§ The problem
Return only the lines from the top of the data down to the one that holds "var DASH = [9,5];", both included, without any pictures.

+ + +

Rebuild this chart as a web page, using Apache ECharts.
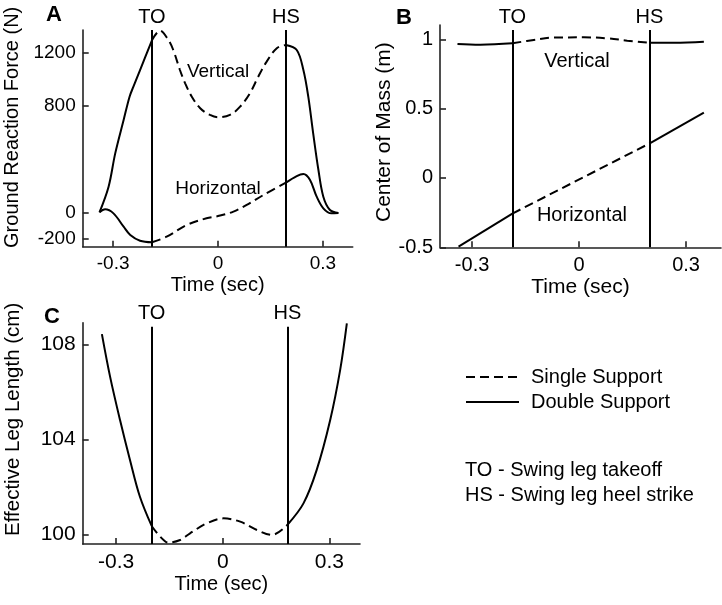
<!DOCTYPE html>
<html><head><meta charset="utf-8">
<script src="https://cdn.jsdelivr.net/npm/echarts@6/dist/echarts.min.js"></script>
<style>html,body{margin:0;padding:0;background:#fff}#c{width:722px;height:605px}</style>
</head><body><div id="c"></div>
<script>
// ---------- Panel A: Ground reaction force ----------
var aTO = -0.189, aHS = 0.194;
var aVertT = [-0.339,-0.313,-0.294,-0.27,-0.253,-0.242,-0.223,-0.189,-0.166,-0.142,-0.128,-0.109,-0.094,-0.075,-0.051,-0.023,0,0.034,0.063,0.091,0.115,0.139,0.168,0.194,0.225,0.244,0.258,0.272,0.287,0.301,0.32,0.344];
var aVertV = [0,192,442,692,867,942,1067,1290,1362,1292,1217,1067,967,867,780,730,712,730,792,892,1017,1130,1230,1255,1217,1067,867,592,317,117,17,-5];
var aHorT = [-0.339,-0.323,-0.299,-0.27,-0.251,-0.223,-0.189,-0.147,-0.089,-0.033,0,0.044,0.082,0.13,0.194,0.225,0.244,0.263,0.282,0.301,0.324,0.344];
var aHorV = [0,22,-8,-108,-170,-213,-225,-183,-95,-45,-28,5,55,130,222,272,287,242,117,30,-8,-5];
var aYTicks = [-200,0,800,1200];
var aEventTop = 1367;
// ---------- Panel B: Center of mass ----------
var bTO = -0.187, bHS = 0.197;
var bVertT = [-0.341,-0.277,-0.187,-0.127,-0.071,0.013,0.079,0.135,0.197,0.266,0.35];
var bVertV = [0.966,0.961,0.971,0.995,1.012,1.014,1.007,0.99,0.975,0.975,0.983];
var bHorT = [-0.338,-0.187,0.197,0.35];
var bHorV = [-0.495,-0.257,0.248,0.471];
var bYTicks = [-0.5,0,0.5,1];
var bEventTop = 1.067;
// ---------- Panel C: Effective leg length ----------
var cTO = -0.2, cHS = 0.182;
var cLegT = [-0.34,-0.317,-0.289,-0.261,-0.233,-0.2,-0.176,-0.153,-0.12,-0.092,-0.045,0.002,0.049,0.096,0.138,0.182,0.227,0.264,0.302,0.33,0.349];
var cLegV = [108.43,106.64,104.81,103.13,101.58,100.35,99.9,99.65,99.76,100.04,100.46,100.67,100.53,100.18,99.97,100.4,101.3,102.7,104.8,106.9,108.88];
var cYTicks = [100,104,108];
var cEventTop = 108.74;
var xTicks = [-0.3,0,0.3];

var FONT = 'Liberation Sans, Arial, sans-serif';
var DASH = [9,5];

function segs(T, V, to, hs) {
  var s1 = [], s2 = [], s3 = [];
  for (var i = 0; i < T.length; i++) {
    var p = [T[i], V[i]];
    if (T[i] <= to) s1.push(p);
    if (T[i] >= to && T[i] <= hs) s2.push(p);
    if (T[i] >= hs) s3.push(p);
  }
  return [s1, s2, s3];
}
function lineSeries(name, data, gi, dashed, smooth) {
  return {
    type: 'line', name: name, xAxisIndex: gi, yAxisIndex: gi, data: data,
    showSymbol: false, symbol: 'none', smooth: smooth, silent: true,
    lineStyle: { color: '#000', width: 2, type: dashed ? DASH : 'solid' },
    itemStyle: { color: '#000' }
  };
}
function curve(T, V, to, hs, gi, smooth) {
  var s = segs(T, V, to, hs);
  return [
    lineSeries('Double Support', s[0], gi, false, smooth),
    lineSeries('Single Support', s[1], gi, true, smooth),
    lineSeries('Double Support', s[2], gi, false, smooth)
  ];
}
function eventLines(gi, to, hs, bottom, top, fs) {
  return {
    type: 'line', name: 'events', xAxisIndex: gi, yAxisIndex: gi, data: [],
    markLine: {
      symbol: 'none', silent: true, animation: false,
      lineStyle: { color: '#000', width: 2, type: 'solid' },
      label: { show: true, position: 'end', fontSize: fs, color: '#000', fontFamily: FONT, distance: 3 },
      data: [
        [{ coord: [to, bottom] }, { coord: [to, top], label: { formatter: 'TO' } }],
        [{ coord: [hs, bottom] }, { coord: [hs, top], label: { formatter: 'HS' } }]
      ]
    }
  };
}
function textMark(gi, x, y, txt, fs) {
  return {
    type: 'scatter', name: 'note', xAxisIndex: gi, yAxisIndex: gi, symbolSize: 0.1, silent: true,
    data: [[x, y]],
    itemStyle: { opacity: 1, color: '#000' },
    label: { show: true, position: 'inside', formatter: txt, fontSize: fs, color: '#000',
             fontFamily: FONT, textBorderWidth: 0, textBorderColor: 'transparent' }
  };
}
function xAx(gi, min, max, fs, nfs, gap) {
  return {
    type: 'value', gridIndex: gi, min: min, max: max,
    name: 'Time (sec)', nameLocation: 'middle', nameGap: gap,
    nameTextStyle: { fontSize: nfs, color: '#000', fontFamily: FONT },
    axisLine: { show: true, onZero: false, lineStyle: { color: '#222', width: 1.6 } },
    axisTick: { show: true, inside: true, length: 6, customValues: xTicks, lineStyle: { color: '#222', width: 1.6 } },
    axisLabel: { customValues: xTicks, fontSize: fs, color: '#000', fontFamily: FONT, margin: 8,
                 formatter: function (v) { return v === 0 ? '0' : String(v); } },
    splitLine: { show: false }
  };
}
function yAx(gi, min, max, ticks, name, fs, nfs, gap, shift) {
  return {
    type: 'value', gridIndex: gi, min: min, max: max,
    name: name, nameLocation: 'middle', nameGap: gap,
    nameTextStyle: { fontSize: nfs, color: '#000', fontFamily: FONT, padding: [0, 0, 0, shift] },
    axisLine: { show: true, onZero: false, lineStyle: { color: '#222', width: 1.6 } },
    axisTick: { show: true, inside: true, length: 6, customValues: ticks, lineStyle: { color: '#222', width: 1.6 } },
    axisLabel: { customValues: ticks, fontSize: fs, color: '#000', fontFamily: FONT, margin: 7,
                 formatter: function (v) { return String(v); } },
    splitLine: { show: false }
  };
}

var series = [];
series = series.concat(curve(aVertT, aVertV, aTO, aHS, 0, 0.35));
series = series.concat(curve(aHorT, aHorV, aTO, aHS, 0, 0.35));
series.push(eventLines(0, aTO, aHS, -258, aEventTop, 20));
series.push(textMark(0, 0, 1052, 'Vertical', 19));
series.push(textMark(0, 0, 180, 'Horizontal', 19));

series = series.concat(curve(bVertT, bVertV, bTO, bHS, 1, 0.4));
series = series.concat(curve(bHorT, bHorV, bTO, bHS, 1, false));
series.push(eventLines(1, bTO, bHS, -0.5, bEventTop, 20));
series.push(textMark(1, -0.006, 0.838, 'Vertical', 20));
series.push(textMark(1, 0.008, -0.269, 'Horizontal', 20));

series = series.concat(curve(cLegT, cLegV, cTO, cHS, 2, 0.35));
series.push(eventLines(2, cTO, cHS, 99.59, cEventTop, 20));

var option = {
  animation: false,
  backgroundColor: '#fff',
  textStyle: { fontFamily: FONT },
  title: [
    { text: 'A', left: 46, top: 4, padding: 0, textStyle: { fontSize: 22, fontWeight: 'bold', color: '#000', fontFamily: FONT } },
    { text: 'B', left: 396, top: 7, padding: 0, textStyle: { fontSize: 22, fontWeight: 'bold', color: '#000', fontFamily: FONT } },
    { text: 'C', left: 44, top: 306, padding: 0, textStyle: { fontSize: 22, fontWeight: 'bold', color: '#000', fontFamily: FONT } }
  ],
  grid: [
    { left: 82.7, top: 30, width: 270, height: 216.7, containLabel: false, outerBoundsMode: 'none' },
    { left: 440, top: 25, width: 281, height: 222.3, containLabel: false, outerBoundsMode: 'none' },
    { left: 82.7, top: 322.7, width: 277.3, height: 221.3, containLabel: false, outerBoundsMode: 'none' }
  ],
  xAxis: [
    xAx(0, -0.387, 0.385, 19, 20, 29),
    xAx(1, -0.39, 0.398, 20, 21, 29),
    xAx(2, -0.394, 0.386, 21, 20, 30)
  ],
  yAxis: [
    yAx(0, -258, 1367, aYTicks, 'Ground Reaction Force (N)', 19, 20, 60, 22),
    yAx(1, -0.5, 1.103, bYTicks, 'Center of Mass (m)', 20, 21, 40, 8),
    yAx(2, 99.59, 108.91, cYTicks, 'Effective Leg Length (cm)', 21, 20.5, 59, 28)
  ],
  legend: {
    data: ['Single Support', 'Double Support'],
    orient: 'vertical', left: 465, top: 367, padding: 0,
    itemWidth: 53, itemHeight: 14, itemGap: 5,
    itemStyle: { opacity: 0 },
    textStyle: { fontSize: 20, color: '#000', fontFamily: FONT, padding: [0, 0, 0, 7] },
    selectedMode: false
  },
  graphic: [
    { type: 'text', left: 465, top: 460, style: { text: 'TO - Swing leg takeoff', fontSize: 20, fill: '#000', fontFamily: FONT } },
    { type: 'text', left: 465, top: 485, style: { text: 'HS - Swing leg heel strike', fontSize: 20, fill: '#000', fontFamily: FONT } }
  ],
  series: series
};
var chart = echarts.init(document.getElementById('c'), null, { renderer: 'canvas' });
chart.setOption(option);
</script>
</body></html>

+ + +

§ Response below
Rebuild this chart as a web page, using Apache ECharts.
<!DOCTYPE html>
<html><head><meta charset="utf-8">
<script src="https://cdn.jsdelivr.net/npm/echarts@6/dist/echarts.min.js"></script>
<style>html,body{margin:0;padding:0;background:#fff}#c{width:722px;height:605px}</style>
</head><body><div id="c"></div>
<script>
// ---------- Panel A: Ground reaction force ----------
var aTO = -0.189, aHS = 0.194;
var aVertT = [-0.339,-0.313,-0.294,-0.27,-0.253,-0.242,-0.223,-0.189,-0.166,-0.142,-0.128,-0.109,-0.094,-0.075,-0.051,-0.023,0,0.034,0.063,0.091,0.115,0.139,0.168,0.194,0.225,0.244,0.258,0.272,0.287,0.301,0.32,0.344];
var aVertV = [0,192,442,692,867,942,1067,1290,1362,1292,1217,1067,967,867,780,730,712,730,792,892,1017,1130,1230,1255,1217,1067,867,592,317,117,17,-5];
var aHorT = [-0.339,-0.323,-0.299,-0.27,-0.251,-0.223,-0.189,-0.147,-0.089,-0.033,0,0.044,0.082,0.13,0.194,0.225,0.244,0.263,0.282,0.301,0.324,0.344];
var aHorV = [0,22,-8,-108,-170,-213,-225,-183,-95,-45,-28,5,55,130,222,272,287,242,117,30,-8,-5];
var aYTicks = [-200,0,800,1200];
var aEventTop = 1367;
// ---------- Panel B: Center of mass ----------
var bTO = -0.187, bHS = 0.197;
var bVertT = [-0.341,-0.277,-0.187,-0.127,-0.071,0.013,0.079,0.135,0.197,0.266,0.35];
var bVertV = [0.966,0.961,0.971,0.995,1.012,1.014,1.007,0.99,0.975,0.975,0.983];
var bHorT = [-0.338,-0.187,0.197,0.35];
var bHorV = [-0.495,-0.257,0.248,0.471];
var bYTicks = [-0.5,0,0.5,1];
var bEventTop = 1.067;
// ---------- Panel C: Effective leg length ----------
var cTO = -0.2, cHS = 0.182;
var cLegT = [-0.34,-0.317,-0.289,-0.261,-0.233,-0.2,-0.176,-0.153,-0.12,-0.092,-0.045,0.002,0.049,0.096,0.138,0.182,0.227,0.264,0.302,0.33,0.349];
var cLegV = [108.43,106.64,104.81,103.13,101.58,100.35,99.9,99.65,99.76,100.04,100.46,100.67,100.53,100.18,99.97,100.4,101.3,102.7,104.8,106.9,108.88];
var cYTicks = [100,104,108];
var cEventTop = 108.74;
var xTicks = [-0.3,0,0.3];

var FONT = 'Liberation Sans, Arial, sans-serif';
var DASH = [9,5];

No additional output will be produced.